If you were born in the 1960s or early 1970s, the chances are that somewhere in your childhood ambitions lay a desire to be an astronaut or cosmonaut. Once Yuri Gagarin had circled the Earth and Neil Armstrong had walked upon the Moon, millions of kids imagined that they too would one day climb into a space capsule and join that elite band of intrepid explorers. Anything seems possible when you are a five-year-old, but of course the reality remains that only the very fewest of us ever made it to space.
Did You Once Dream Of The Stars?
The picture may be a little different for the youth of a few decades later though, did kids in the ’90s dream of the stars? Probably not. So what changed as Shuttle and Mir crews were passing overhead?
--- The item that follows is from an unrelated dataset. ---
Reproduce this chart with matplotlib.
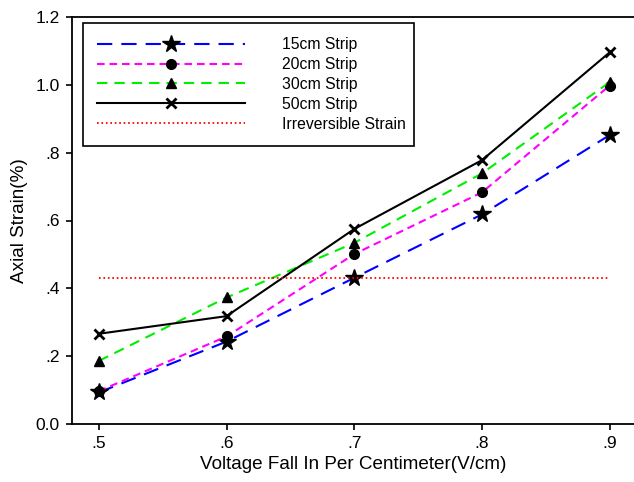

The answer is that the Space Race between the USA and Soviet Union which had dominated extra-terrestrial exploration from the 1950s to the ’70s had by then cooled down, and impressive though the building of the International Space Station was, it lacked the ability to electrify the public in the way that Sputnik, Vostok, or Apollo had. It was immensely cool to people like us, but the general public were distracted by other things and their political leaders were no longer ready to approve money-no-object budgets. We’d done space, and aside from the occasional bright spot in the form of space telescopes or rovers trundling across Mars, that was it. The hit TV comedy series The Big Bang Theory even had a storyline that found comedy in one of its characters serving on a mission to the ISS and being completely ignored on his return.
A few years ago a Chinese friend at my then-hackerspace was genuinely surprised that I knew the name of Yang Liwei, the Shenzhou 5 astronaut and the first person launched by his country into space. He’s a national hero in China but not so much on the rainy edge of Europe, where the Chinese space programme for all its progress at the time about a decade after Yang’s mission had yet to make a splash beyond a few space watchers and enthusiasts in hackerspaces. But this might be beginning to change.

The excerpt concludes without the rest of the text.